COS 59-4 - Predicting future distribution of suitable habitat and potential for human-wildlife conflict using multi-scale models of species distribution and human development

Wednesday, August 4, 2010: 9:00 AM
321, David L Lawrence Convention Center
Christopher L. Burdett1, Dave Theobald2, Kenneth R. Wilson3, Walter M. Boyce4, Erin E. Boydston5, Robert N. Fisher6, Lisa M. Lyren7, Scott A. Morrison8, T. Winston Vickers4 and Kevin R. Crooks9, (1)Department of Biology, Colorado State University, Fort Collins, CO, (2)Natural Resources Recreation and Tourism, Colorado State University, Fort Collins, CO, (3)Fish, Wildlife, and Conservation Biology, Colorado State University, Fort Collins, CO, (4)Wildlife Health Center, University of California, Davis, Davis, CA, (5)Western Ecological Research Center, U.S. Geological Survey, Thousand Oaks, CA, (6)U. S. Geological Survey, U. S. Department of the Interior, San Diego, (7)Western Ecological Research Center, U.S. Geological Survey, Carlsbad, CA, (8)The Nature Conservancy, San Francisco, CA, (9)Department of Fish, Wildlife, and Conservation Biology, Colorado State University, Fort Collins, CO
Background/Question/Methods

The impact of human land uses on ecological systems typically depends on how extensively natural conditions are modified. However, areas of intermediate-intensity human development are difficult to detect with remote-sensing data, and are therefore rarely included in models of species distribution. Similarly, most species-distribution models do not predict how future development might affect the amount and configuration of suitable habitat. We addressed both these deficiencies by integrating  species-distribution models with a spatially-explicit housing-density model to study how a large carnivore, the puma (Puma concolor), was affected by human land uses at multiple spatial scales in the western United States (U.S.).

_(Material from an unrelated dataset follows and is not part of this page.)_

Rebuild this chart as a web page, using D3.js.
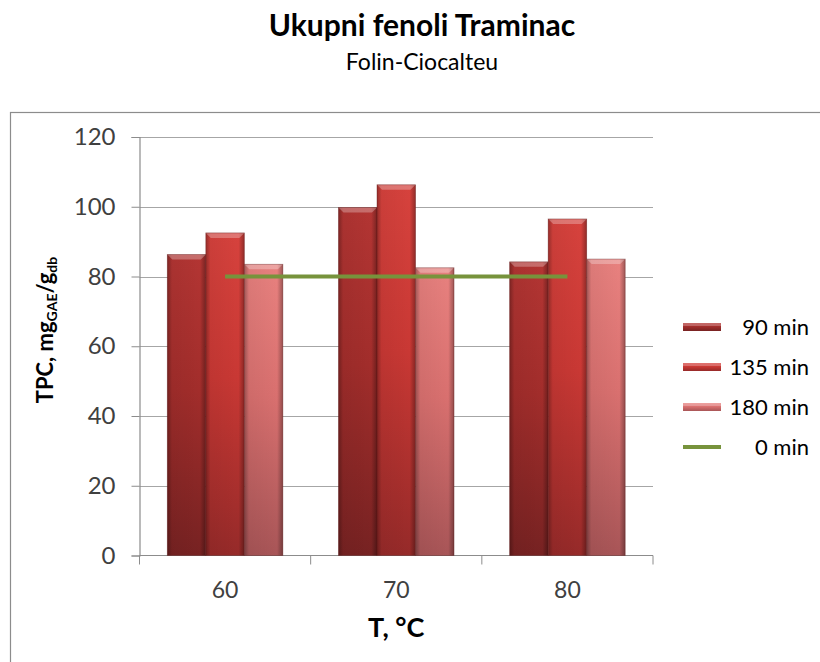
<!DOCTYPE html>
<html lang="hr">
<head>
  <meta charset="UTF-8">
  <title>Ukupni fenoli Traminac</title>
  <script src="https://d3js.org/d3.v7.min.js"></script>
  <style>
    body { margin:0; background:#fff; }
    svg { display:block; font-family: Lato, "Open Sans", sans-serif; }
  </style>
</head>
<body>
  <script>
    // data
    const categories = ["60", "70", "80"];
    const seriesNames = ["90 min", "135 min", "180 min"];
    const min90  = [86.3, 99.8, 84.2];
    const min135 = [92.5, 106.3, 96.5];
    const min180 = [83.5, 82.5, 85.0];
    const min0   = [80, 80, 80];
    const yTicks = [0, 20, 40, 60, 80, 100, 120];

    const barSeries = [min90, min135, min180];
    const colors = [
      {top:"#b33533", mid:"#a22d2b", bot:"#772222"},
      {top:"#d6423d", mid:"#c93834", bot:"#962a29"},
      {top:"#e8817f", mid:"#d9706f", bot:"#a85557"}
    ];

    const width = 820, height = 662;
    const plot = {left:139.5, right:653, top:137, bottom:555.5};

    const svg = d3.select("body").append("svg")
      .attr("width", width).attr("height", height);

    const defs = svg.append("defs");
    colors.forEach((c, i) => {
      const g = defs.append("linearGradient").attr("id", "v" + i)
        .attr("x1", 0).attr("y1", 0).attr("x2", 0).attr("y2", 1);
      g.append("stop").attr("offset", "0%").attr("stop-color", c.top);
      g.append("stop").attr("offset", "45%").attr("stop-color", c.mid);
      g.append("stop").attr("offset", "100%").attr("stop-color", c.bot);
    });
    // side shading for the bevel look
    const side = defs.append("linearGradient").attr("id", "side")
      .attr("x1", 0).attr("y1", 0).attr("x2", 1).attr("y2", 0);
    side.append("stop").attr("offset", "0%").attr("stop-color", "#000").attr("stop-opacity", 0.3);
    side.append("stop").attr("offset", "12%").attr("stop-color", "#000").attr("stop-opacity", 0.05);
    side.append("stop").attr("offset", "85%").attr("stop-color", "#000").attr("stop-opacity", 0.0);
    side.append("stop").attr("offset", "100%").attr("stop-color", "#000").attr("stop-opacity", 0.32);

    // outer chart frame
    svg.append("rect")
      .attr("x", 10.5).attr("y", 112.5).attr("width", 830).attr("height", 600)
      .attr("fill", "none").attr("stroke", "#8c8c8c").attr("stroke-width", 1.2);

    // titles
    svg.append("text").attr("x", 422).attr("y", 36).attr("text-anchor", "middle")
      .attr("font-size", 30).attr("font-weight", "bold").attr("fill", "#000")
      .text("Ukupni fenoli Traminac");
    svg.append("text").attr("x", 422).attr("y", 70).attr("text-anchor", "middle")
      .attr("font-size", 23).attr("fill", "#000")
      .text("Folin-Ciocalteu");

    const y = d3.scaleLinear().domain([0, 120]).range([plot.bottom, plot.top]);
    const x0 = d3.scaleBand().domain(categories).range([plot.left, plot.right])
      .paddingInner(0.325).paddingOuter(0.1625);
    const x1 = d3.scaleBand().domain(seriesNames).range([0, x0.bandwidth()]);

    // gridlines
    svg.append("g").selectAll("line").data(yTicks.filter(t => t > 0)).join("line")
      .attr("x1", plot.left).attr("x2", plot.right)
      .attr("y1", d => Math.round(y(d)) + 0.5).attr("y2", d => Math.round(y(d)) + 0.5)
      .attr("stroke", "#a6a6a6").attr("stroke-width", 1.2);

    // y axis
    const yAxis = svg.append("g").attr("transform", `translate(${plot.left},0)`)
      .call(d3.axisLeft(y).tickValues(yTicks).tickSize(8).tickPadding(16));
    yAxis.select(".domain").attr("stroke", "#8c8c8c").attr("stroke-width", 1.2);
    yAxis.selectAll(".tick line").attr("stroke", "#8c8c8c");
    yAxis.selectAll(".tick text").attr("font-size", 24).attr("fill", "#404040")
      .attr("font-family", "Lato, sans-serif");

    // x axis with ticks between categories
    const step = x0.step();
    const xg = svg.append("g");
    xg.append("line").attr("x1", plot.left).attr("x2", plot.right)
      .attr("y1", plot.bottom).attr("y2", plot.bottom)
      .attr("stroke", "#8c8c8c").attr("stroke-width", 1.2);
    xg.selectAll(".xt").data(d3.range(categories.length + 1)).join("line")
      .attr("x1", i => plot.left + i * step).attr("x2", i => plot.left + i * step)
      .attr("y1", plot.bottom).attr("y2", plot.bottom + 9)
      .attr("stroke", "#8c8c8c");
    xg.selectAll("text").data(categories).join("text")
      .attr("x", d => x0(d) + x0.bandwidth() / 2).attr("y", 598)
      .attr("text-anchor", "middle").attr("font-size", 23).attr("fill", "#404040")
      .text(d => d);

    // bars
    barSeries.forEach((vals, si) => {
      const g = svg.append("g");
      const bars = g.selectAll("g").data(vals.map((v, ci) => ({v, c: categories[ci]}))).join("g")
        .attr("transform", d => `translate(${x0(d.c) + x1(seriesNames[si])},${y(d.v)})`);
      const w = x1.bandwidth();
      bars.append("rect").attr("width", w).attr("height", d => y(0) - y(d.v))
        .attr("fill", `url(#v${si})`);
      bars.append("rect").attr("width", w).attr("height", d => y(0) - y(d.v))
        .attr("fill", "url(#side)");
      // top bevel highlight
      bars.append("path")
        .attr("d", `M0,0 L${w},0 L${w - 5},5 L5,5 Z`)
        .attr("fill", "#fff").attr("fill-opacity", 0.28);
      bars.append("rect").attr("width", w).attr("height", d => y(0) - y(d.v))
        .attr("fill", "none").attr("stroke", "#5a1414").attr("stroke-opacity", 0.45)
        .attr("stroke-width", 0.8);
    });

    // 0 min line
    const line = d3.line()
      .x((d, i) => x0(categories[i]) + x0.bandwidth() / 2)
      .y(d => y(d));
    svg.append("path").datum(min0).attr("d", line)
      .attr("fill", "none").attr("stroke", "#77933c").attr("stroke-width", 4);

    // axis titles
    svg.append("text").attr("x", plot.left + (plot.right - plot.left) / 2).attr("y", 637)
      .attr("text-anchor", "middle").attr("font-size", 27).attr("font-weight", "bold")
      .text("T, °C");
    const yt = svg.append("text")
      .attr("transform", "translate(53,330) rotate(-90)")
      .attr("text-anchor", "middle").attr("font-size", 22).attr("font-weight", "bold");
    yt.append("tspan").text("TPC, mg");
    yt.append("tspan").attr("font-size", 14).attr("dy", 4).text("GAE");
    yt.append("tspan").attr("dy", -4).text("/g");
    yt.append("tspan").attr("font-size", 14).attr("dy", 4).text("db");

    // legend
    const legendItems = seriesNames.concat(["0 min"]);
    const lg = svg.append("g").selectAll("g").data(legendItems).join("g")
      .attr("transform", (d, i) => `translate(683,${327 + i * 40})`);
    lg.each(function(d, i) {
      const s = d3.select(this);
      if (i < 3) {
        s.append("rect").attr("x", 0).attr("y", -4).attr("width", 38).attr("height", 8)
          .attr("fill", `url(#v${i})`);
        s.append("rect").attr("x", 0).attr("y", -4).attr("width", 38).attr("height", 3)
          .attr("fill", "#fff").attr("fill-opacity", 0.25);
      } else {
        s.append("line").attr("x1", 0).attr("x2", 38).attr("y1", 0).attr("y2", 0)
          .attr("stroke", "#77933c").attr("stroke-width", 4);
      }
      s.append("text").attr("x", 126).attr("y", 8).attr("text-anchor", "end")
        .attr("font-size", 22).attr("fill", "#000").text(d);
    });
  </script>
</body>
</html>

At a local scale, we studied the response of marked pumas in southern California to natural and anthropogenic features and evaluated if mortality risk varied due to the intensity of human development. At a ecoregional scale, we developed puma distribution models for the western U.S. using local spatial-regression models and harvest records collated across game-management units. At both scales, our housing-density model allowed us to examine changes in the amount and distribution of puma habitat historically (1970-2000) and in the future (2000 -2030). We also predicted areas of the western U.S. that may become future hotspots for puma-human conflict.

Results/Conclusions

We found pumas in southern California occupied much of the remaining natural landscape but rarely incorporated suburban or urban development into their home ranges. Pumas incorporated rural and exurban development into their home ranges, apparently perceiving these areas as modified habitat, rather than non-habitat. However, mortality risk increased with use of exurban areas, suggesting that exurban areas may be hotspots for puma-human conflict. At the biogeographic-scale, we found that a geographically-weighted regression (GWR) model depicted the distribution of pumas substantially better than a global, non-spatial model (AICcΔ = 161). This resulted from non-stationarity in puma response to some covariates across the western U.S., including the positive association with precipitation that occurred in arid regions but not mesic regions. Harvest records provided a reasonable index of the relative abundance of pumas across the western U.S., as indicated by the amount of residual variation in our model that was associated with human access (R2 = 0.16). Our results suggest that local spatial-regression methods like GWR are advantageous for broad-scale species-distribution models. We identified over 15,000 km2 in the western U.S. where puma-human conflict may increase in coming decades due to development. These hotspots included large urban corridors and less intensively developed regions.